--- Begin ---
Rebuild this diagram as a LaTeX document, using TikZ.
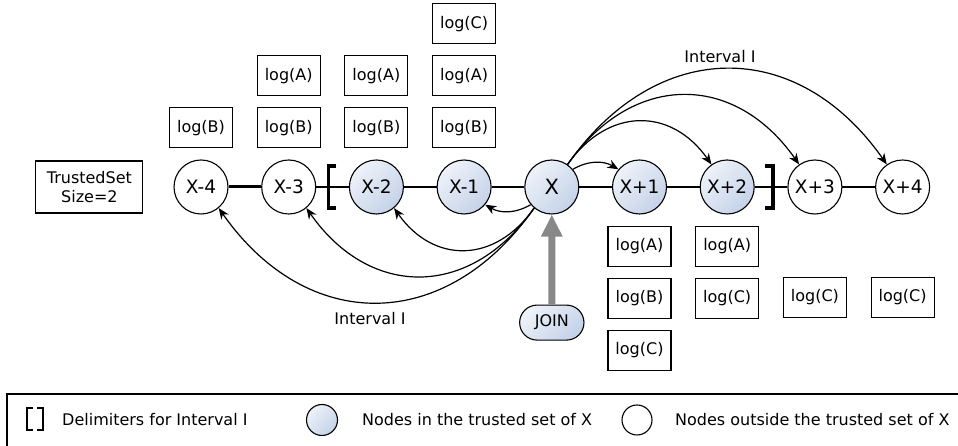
\documentclass[tikz,border=0pt]{standalone}
\usepackage{fontspec}
\setmainfont{DejaVu Sans}
\usetikzlibrary{positioning,arrows.meta,shapes.misc}
\definecolor{nodelight}{RGB}{238,242,249}
\definecolor{nodedark}{RGB}{196,210,232}
\definecolor{joingray}{RGB}{136,136,136}
\tikzset{
  peer/.style={
    circle, draw, line width=1.1pt,
    minimum size=54pt, inner sep=0pt,
    font=\fontsize{18.5}{21}\selectfont,
  },
  trusted peer/.style={
    peer, left color=nodelight, right color=nodedark, shading angle=45,
  },
  log box/.style={
    draw, line width=1.1pt,
    minimum width=63pt, minimum height=40pt, inner sep=0pt,
  },
  link/.style={
    -{Stealth[length=11pt,width=9pt]}, line width=1.2pt,
  },
  delim/.style={line width=3.5pt},
  legend text/.style={anchor=west, inner sep=0pt},
}

\begin{document}
\begin{tikzpicture}[x=1pt, y=1pt, node distance=11pt,
    font=\fontsize{16}{18.5}\selectfont]
        \useasboundingbox (0,0) rectangle (958,446);
        \clip (0,0) rectangle (958,446);

        \node [peer] (xm4) at (201,259) {X-4};
        \node [peer, right=32.6pt of xm4] (xm3) {X-3};
        \node [trusted peer, right=32.6pt of xm3] (xm2) {X-2};
        \node [trusted peer, right=32.6pt of xm2] (xm1) {X-1};
        \node [trusted peer, right=32.6pt of xm1, font=\fontsize{21}{24}\selectfont] (x) {X};
        \node [trusted peer, right=32.6pt of x] (xp1) {X+1};
        \node [trusted peer, right=32.6pt of xp1] (xp2) {X+2};
        \node [peer, right=32.6pt of xp2] (xp3) {X+3};
        \node [peer, right=32.6pt of xp3] (xp4) {X+4};

        \node [draw, line width=1.1pt, align=center, minimum width=107pt,
          minimum height=52pt, left=30pt of xm4] (tset) {TrustedSet\\Size=2};

        \draw [line width=3pt] (xm4) -- (xm3);
        \foreach \a/\b in {xm3/xm2, xm2/xm1, xm1/x, x/xp1, xp1/xp2, xp2/xp3, xp3/xp4}
          \draw [line width=1.2pt] (\a) -- (\b);

        \draw [delim] ([shift={(20pt,21pt)}]xm3.east) -| ([shift={(12pt,-21pt)}]xm3.east) -- ++(8pt,0);
        \draw [delim] ([shift={(10pt,21pt)}]xp2.east) -| ([shift={(18pt,-21pt)}]xp2.east) -- ++(-8pt,0);

        % logs held above the chain
        \node [log box, above=of xm4] (m4B) {log(B)};
        \node [log box, above=of xm3] (m3B) {log(B)};
        \node [log box, above=of m3B] (m3A) {log(A)};
        \node [log box, above=of xm2] (m2B) {log(B)};
        \node [log box, above=of m2B] (m2A) {log(A)};
        \node [log box, above=of xm1] (m1B) {log(B)};
        \node [log box, above=of m1B] (m1A) {log(A)};
        \node [log box, above=of m1A] (m1C) {log(C)};

        % logs held below the chain
        \node [log box, below=of xp1] (p1A) {log(A)};
        \node [log box, below=of p1A] (p1B) {log(B)};
        \node [log box, below=of p1B] (p1C) {log(C)};
        \node [log box, below=of xp2] (p2A) {log(A)};
        \node [log box, below=of p2A] (p2C) {log(C)};
        \node [log box, below=62pt of xp3] (p3C) {log(C)};
        \node [log box, below=62pt of xp4] (p4C) {log(C)};

        \draw [link] (x.40) to [bend left=30] (xp1.140);
        \foreach \t in {xp2, xp3, xp4}
          \draw [link] (x.55) to [out=55, in=125, looseness=1.25] (\t.125);
        \draw [link] (x.220) to [bend left=30] (xm1.-40);
        \foreach \t in {xm2, xm3, xm4}
          \draw [link] (x.230) to [out=235, in=-55, looseness=1.25] (\t.-50);

        \node (ivtop) at (720,389) {Interval I};
        \node (ivbot) at (370,127) {Interval I};

        \node [rounded rectangle, draw, line width=1.1pt, left color=nodelight,
          right color=nodedark, shading angle=45, minimum width=71pt,
          minimum height=35pt, below=90pt of x] (join) {JOIN};
        \draw [line width=7pt, joingray, -{Triangle[width=20pt,length=22pt]}] (join) -- (x);

        % legend
        \draw [line width=1.1pt] (7,52) rectangle (975,-30);
        \draw [line width=2.8pt] (33,38) -| (27,16) -- ++(6pt,0);
        \draw [line width=2.8pt] (37,38) -| (43,16) -- ++(-6pt,0);
        \node [legend text] (lgdelim) at (62,26) {Delimiters for Interval I};
        \node [trusted peer, minimum size=31pt] (lgin) at (322,26) {};
        \node [legend text] (lgintext) at (362,26) {Nodes in the trusted set of X};
        \node [peer, minimum size=30pt] (lgout) at (637,26) {};
        \node [legend text] (lgouttext) at (675,26) {Nodes outside the trusted set of X};
    \end{tikzpicture}
\end{document}
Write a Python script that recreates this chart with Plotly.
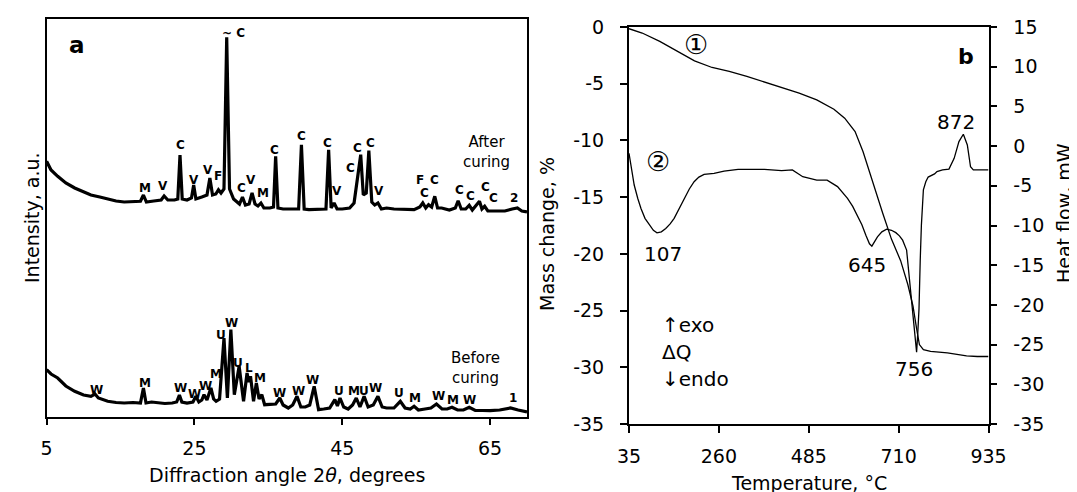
import plotly.graph_objects as go

# ---------------- data: XRD (panel a) ----------------
after_2theta = [5.0, 5.6, 6.5, 7.6, 8.8, 10.0, 11.0, 12.2, 13.3, 14.4, 15.5, 16.7, 17.7, 18.1, 18.5, 19.5, 20.5, 20.9, 21.4,
                22.3, 22.75, 23.05, 23.35, 24.0, 24.6, 24.9, 25.2, 26.0, 26.7, 27.09, 27.45, 27.9, 28.25, 28.6, 29.0,
                29.37, 29.75, 30.3, 31.1, 31.5, 31.9, 32.4, 32.8, 33.2, 33.6, 34.0, 34.4, 35.2, 35.7, 35.99, 36.3,
                37.0, 38.0, 39.1, 39.48, 39.85, 40.5, 41.5, 42.8, 43.16, 43.5, 43.9, 44.3, 45.0, 46.0, 46.6, 47.12,
                47.5, 47.85, 48.25, 48.6, 49.0, 49.4, 49.83, 50.3, 51.0, 52.0, 53.0, 54.0, 54.72, 55.5, 55.9, 56.3,
                56.68, 57.1, 57.52, 57.9, 58.45, 59.5, 60.3, 60.68, 61.1, 61.7, 62.18, 62.6, 63.2, 63.57, 63.9,
                64.27, 64.7, 65.9, 67.0, 68.0, 68.7, 69.3, 70.0]
after_int = [255.7, 247, 240.7, 234, 229, 225, 222, 220, 218, 216, 215, 215.5, 215.7, 222, 215, 216, 217, 221, 217,
             217, 218, 262, 218, 217, 219, 232, 218, 220, 222, 239, 222, 223, 227.3, 224, 228,
             379.7, 228, 218, 213, 220, 212, 213, 224, 213, 211, 214, 209, 209, 210, 260.7, 209,
             208, 208, 208, 272.3, 208, 207.3, 207.5, 208, 267.3, 209, 214, 208, 208, 209, 214, 242.3,
             262.3, 222, 224, 266.3, 215, 212, 214, 208, 209, 208, 207.5, 207.5, 207.3, 210, 214, 209,
             212.3, 210, 220.7, 209, 209, 207, 209, 216.3, 208, 208, 211.7, 207, 212.3, 215.7, 208,
             210.7, 206, 205.7, 206, 208, 209, 206, 205]

before_2theta = [5.0, 5.6, 6.5, 7.6, 8.8, 10.0, 11.0, 11.55, 12.0, 13.27, 14.4, 15.5, 16.7, 17.7, 18.1, 18.45, 19.2,
                 20.0, 21.0, 22.0, 22.6, 22.97, 23.3, 24.0, 24.8, 25.2, 25.6, 26.0, 26.3, 26.7, 27.23, 27.6, 27.93,
                 28.4, 29.0, 29.46, 29.93, 30.4, 31.05, 31.65, 32.12, 32.35, 32.59, 33.0, 33.38, 33.75, 34.12, 34.5,
                 35.3, 36.0, 36.55, 37.0, 37.7, 38.3, 38.88, 39.4, 40.0, 40.6, 41.2, 41.8, 42.5, 43.3, 44.0, 44.35,
                 44.7, 45.2, 45.8, 46.4, 46.9, 47.4, 47.96, 48.5, 49.2, 49.83, 50.4, 51.0, 52.0, 52.86, 53.5, 54.2,
                 54.72, 55.3, 56.2, 57.0, 57.75, 58.5, 59.2, 59.85, 60.6, 61.4, 62.18, 63.0, 64.0, 65.0, 66.3,
                 67.77, 68.8, 70.0]
before_int = [47.3, 43, 39, 31, 25.7, 22, 20.7, 23, 19, 15.7, 14.5, 14, 14.5, 14, 29, 14, 15,
              14, 13.5, 14, 15, 22, 15, 14, 15, 20.7, 15, 17, 22.3, 17, 29, 18, 15.7,
              18, 79, 19, 87.3, 22.3, 50.7, 15.7, 44, 35, 40.7, 15.7, 34, 18, 22.3, 12.3,
              13, 13, 19, 12, 9, 12, 20.7, 10, 10, 12, 30.7, 7.3, 8, 9, 17.3, 11,
              19, 10, 8, 12, 19, 10, 20.7, 10, 12, 20.7, 10, 9, 9, 15.7, 9, 8,
              10.7, 7, 8, 9, 13, 8, 8, 9.7, 7, 7, 9.7, 6.5, 6.5, 6.3, 7,
              9, 7, 5]

after_labels = ["M", "V", "C", "V", "V", "F", "~ C", "C", "V", "M", "C", "C", "C", "V", "C", "C", "C", "V",
                "F", "C", "C", "C", "C", "C", "C", "2"]
after_label_2theta = [18.28, 20.8, 23.17, 24.9, 26.85, 28.25, 30.3, 31.42, 32.68, 34.22, 35.85, 39.48, 43.07,
                      44.24, 46.15, 47.12, 48.8, 49.92, 55.51, 56.12, 57.52, 60.87, 62.41, 64.41, 65.5, 68.23]
after_label_int = [229, 230.7, 272.3, 237.3, 247.3, 240.7, 384, 229, 237.3, 224, 267.3, 280.7, 274,
                   225.7, 249, 269, 274, 225.7, 237.3, 224, 237.3, 227.3, 220.7, 230, 219.5, 219]

before_labels = ["W", "M", "W", "W", "W", "M", "U", "W", "U", "L", "M", "W", "W", "W", "U", "M", "U", "W",
                 "U", "M", "W", "M", "W", "1"]
before_label_2theta = [11.76, 18.37, 23.17, 25.0, 26.55, 27.9, 28.63, 30.02, 30.96, 32.35, 33.89, 36.55,
                       39.02, 40.97, 44.61, 46.57, 47.96, 49.5, 52.72, 54.86, 57.98, 59.99, 62.27, 68.1]
before_label_int = [27.3, 34, 29, 23, 31, 43, 82.3, 94, 54, 49, 39, 24,
                    25.7, 37.3, 25.7, 25.7, 25.7, 29, 24, 19, 20.7, 17.3, 17.3, 19]

xrd_ticks = [5, 25, 45, 65]

# ---------------- data: TG / DTA (panel b) ----------------
tg_temp = [35, 68, 112, 156, 199, 243, 286, 330, 374, 417, 461, 505, 548, 575, 601, 621, 645, 670, 692, 715,
           733, 746, 755, 762, 772, 790, 832, 866, 880, 907, 935]
tg_mass = [-0.15, -0.53, -1.27, -2.15, -2.98, -3.57, -3.92, -4.36, -4.86, -5.33, -5.83, -6.42, -7.25, -8.04,
           -9.22, -11.0, -13.7, -16.4, -18.7, -20.6, -22.7, -24.6, -26.6, -28.0, -28.45, -28.6, -28.73, -28.9,
           -29.0, -29.05, -29.05]

dta_temp = [35, 41, 48, 57, 65, 75, 86, 96, 105, 116, 127, 138, 148, 160, 173, 186, 198, 210, 223, 248, 273,
            308, 374, 417, 444, 470, 505, 531, 557, 582, 595, 607, 618, 628, 637, 643, 650, 657, 668, 680, 692,
            703, 712, 720, 730, 736, 740, 745, 750, 755, 758, 761, 764, 767, 772, 778, 784, 800, 806, 820, 836,
            849, 861, 872, 882, 890, 897, 935]
dta_heat = [-0.9, -3.0, -4.9, -6.6, -7.85, -9.1, -9.95, -10.6, -10.92, -10.8, -10.38, -9.8, -9.1, -7.9, -6.6,
            -5.4, -4.48, -3.9, -3.56, -3.43, -3.14, -2.93, -2.93, -3.1, -3.0, -3.86, -4.28, -4.28, -5.1, -6.59,
            -7.6, -8.7, -9.9, -11.22, -12.3, -12.6, -12.0, -11.43, -10.8, -10.47, -10.6, -10.9, -11.3, -11.85,
            -13.1, -16.3, -18.2, -20.5, -23.5, -25.95, -23.5, -20.5, -14.5, -9.96, -5.5, -4.5, -3.9, -3.5,
            -3.2, -3.0, -2.9, -1.54, 0.57, 1.49, 0.14, -2.6, -3.0, -3.0]

temp_ticks = [35, 260, 485, 710, 935]
mass_ticks = [0, -5, -10, -15, -20, -25, -30, -35]
heat_ticks = [15, 10, 5, 0, -5, -10, -15, -20, -25, -30, -35]

peak_texts = ["107", "645", "756", "872"]
peak_temp = [120, 632, 749, 853]
peak_mass = [-20.0, -20.95, -30.14, -8.34]

# ---------------- figure ----------------
W, H = 1077, 492


def fx(px):
    return px / W


def fy(py):
    return 1 - py / H


FONT = "DejaVu Sans, Liberation Sans, Arial, sans-serif"
BLACK = "black"

fig = go.Figure()
fig.add_trace(go.Scatter(x=after_2theta, y=after_int, mode="lines", line=dict(color=BLACK, width=3.2),
                         xaxis="x", yaxis="y", hoverinfo="skip"))
fig.add_trace(go.Scatter(x=before_2theta, y=before_int, mode="lines", line=dict(color=BLACK, width=3.2),
                         xaxis="x", yaxis="y", hoverinfo="skip"))
fig.add_trace(go.Scatter(x=tg_temp, y=tg_mass, mode="lines", line=dict(color=BLACK, width=1.3),
                         xaxis="x2", yaxis="y2", hoverinfo="skip"))
fig.add_trace(go.Scatter(x=dta_temp, y=dta_heat, mode="lines", line=dict(color=BLACK, width=1.3),
                         xaxis="x2", yaxis="y3", hoverinfo="skip"))

tickfont = dict(family=FONT, size=19, color=BLACK)
common = dict(showgrid=False, zeroline=False, linecolor=BLACK, tickcolor=BLACK, automargin=False)

layout = dict(
    width=W, height=H, margin=dict(l=0, r=0, t=0, b=0), template="none",
    paper_bgcolor="white", plot_bgcolor="rgba(0,0,0,0)", showlegend=False,
    font=dict(family=FONT, size=19, color=BLACK),
    xaxis=dict(domain=[fx(38.6), fx(519.0)], range=[5, 70], anchor="y", tickvals=xrd_ticks,
               ticktext=[str(v) for v in xrd_ticks], ticks="outside", ticklen=6, tickwidth=2,
               showline=True, linewidth=2, mirror=True, tickfont=tickfont, ticklabelstandoff=7, **common),
    yaxis=dict(domain=[fy(409), fy(11)], range=[0, 398], anchor="x", showticklabels=False, ticks="",
               showline=True, linewidth=2, mirror=True, **common),
    xaxis2=dict(domain=[fx(621.0), fx(980.5)], range=[35, 935], anchor="y2", tickvals=temp_ticks,
                ticktext=[str(v) for v in temp_ticks], ticks="outside", ticklen=7, tickwidth=2,
                showline=True, linewidth=2, mirror=True, tickfont=tickfont, ticklabelstandoff=7, **common),
    xaxis3=dict(overlaying="x2", anchor="y2", side="bottom", range=[35, 935], tickvals=temp_ticks,
                ticks="inside", ticklen=7, tickwidth=2, showticklabels=False, showline=False, **common),
    yaxis2=dict(domain=[fy(416), fy(19)], range=[-35, 0], anchor="x2", tickvals=mass_ticks,
                ticktext=[str(v) for v in mass_ticks], ticks="outside", ticklen=7, tickwidth=2,
                showline=True, linewidth=2, tickfont=tickfont, ticklabelstandoff=12, **common),
    yaxis4=dict(overlaying="y2", anchor="x2", side="left", range=[-35, 0], tickvals=mass_ticks,
                ticks="inside", ticklen=7, tickwidth=2, showticklabels=False, showline=False, **common),
    yaxis3=dict(overlaying="y2", anchor="x2", side="right", range=[-35, 15], tickvals=heat_ticks,
                ticktext=[str(v) for v in heat_ticks], ticks="outside", ticklen=6, tickwidth=2,
                showline=True, linewidth=2, tickfont=tickfont, ticklabelstandoff=13, **common),
    yaxis5=dict(overlaying="y2", anchor="x2", side="right", range=[-35, 15], tickvals=heat_ticks,
                ticks="inside", ticklen=6, tickwidth=2, showticklabels=False, showline=False, **common),
)
fig.update_layout(**layout)

ann = []
lblfont = dict(family=FONT, size=12, color=BLACK, weight="bold")
for t, x, y in zip(after_labels, after_label_2theta, after_label_int):
    ann.append(dict(text=t, x=x, y=y, xref="x", yref="y", showarrow=False, font=lblfont,
                    xanchor="center", yanchor="middle"))
for t, x, y in zip(before_labels, before_label_2theta, before_label_int):
    ann.append(dict(text=t, x=x, y=y, xref="x", yref="y", showarrow=False, font=lblfont,
                    xanchor="center", yanchor="middle"))
curfont = dict(family=FONT, size=15, color=BLACK)
ann.append(dict(text="After<br>curing", x=64.5, y=265, xref="x", yref="y", showarrow=False, font=curfont,
                xanchor="center", yanchor="middle"))
ann.append(dict(text="Before<br>curing", x=63.0, y=49, xref="x", yref="y", showarrow=False, font=curfont,
                xanchor="center", yanchor="middle"))
ann.append(dict(text="<b>a</b>", x=9.06, y=372, xref="x", yref="y", showarrow=False,
                font=dict(family=FONT, size=23, color=BLACK), xanchor="center", yanchor="middle"))

numfont = dict(family=FONT, size=20, color=BLACK)
for t, x, y in zip(peak_texts, peak_temp, peak_mass):
    ann.append(dict(text=t, x=x, y=y, xref="x2", yref="y2", showarrow=False, font=numfont,
                    xanchor="center", yanchor="middle"))
circfont = dict(family="DejaVu Sans, Noto Sans CJK JP", size=27, color=BLACK)
ann.append(dict(text="①", x=203.5, y=-1.56, xref="x2", yref="y2", showarrow=False, font=circfont,
                xanchor="center", yanchor="middle"))
ann.append(dict(text="②", x=106.6, y=-11.87, xref="x2", yref="y2", showarrow=False, font=circfont,
                xanchor="center", yanchor="middle"))
ann.append(dict(text="<b>b</b>", x=878, y=-2.59, xref="x2", yref="y2", showarrow=False,
                font=dict(family=FONT, size=22, color=BLACK), xanchor="center", yanchor="middle"))
for t, y in zip(["↑exo", "ΔQ", "↓endo"], [-26.3, -28.66, -31.0]):
    ann.append(dict(text=t, x=113, y=y, xref="x2", yref="y2", showarrow=False, font=numfont,
                    xanchor="left", yanchor="middle"))

titlefont = dict(family=FONT, size=19, color=BLACK)
ann.append(dict(text="Intensity, a.u.", x=fx(24), y=fy(210), xref="paper", yref="paper", showarrow=False,
                textangle=-90, font=titlefont, xanchor="center", yanchor="middle"))
ann.append(dict(text="Diffraction angle 2<i>θ</i>, degrees", x=fx(279), y=fy(467), xref="paper", yref="paper",
                showarrow=False, font=titlefont, xanchor="center", yanchor="middle"))
ann.append(dict(text="Mass change, %", x=fx(539), y=fy(226), xref="paper", yref="paper", showarrow=False,
                textangle=-90, font=titlefont, xanchor="center", yanchor="middle"))
ann.append(dict(text="Heat flow, mW", x=fx(1056), y=fy(205), xref="paper", yref="paper", showarrow=False,
                textangle=-90, font=titlefont, xanchor="center", yanchor="middle"))
ann.append(dict(text="Temperature, °C", x=fx(801), y=fy(475), xref="paper", yref="paper", showarrow=False,
                font=titlefont, xanchor="center", yanchor="middle"))
fig.update_layout(annotations=ann)

fig.write_html("out.html")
--- End ---
> **TASK REQUIREMENTS**: Give again, word for word, the lines from the one that contains "Write a Python" to the one that contains "import plotly.graph_objects as go", both included. Omit the pictures.

> **SOLUTION FOR THIS TASK**:
Write a Python script that recreates this chart with Plotly.
import plotly.graph_objects as go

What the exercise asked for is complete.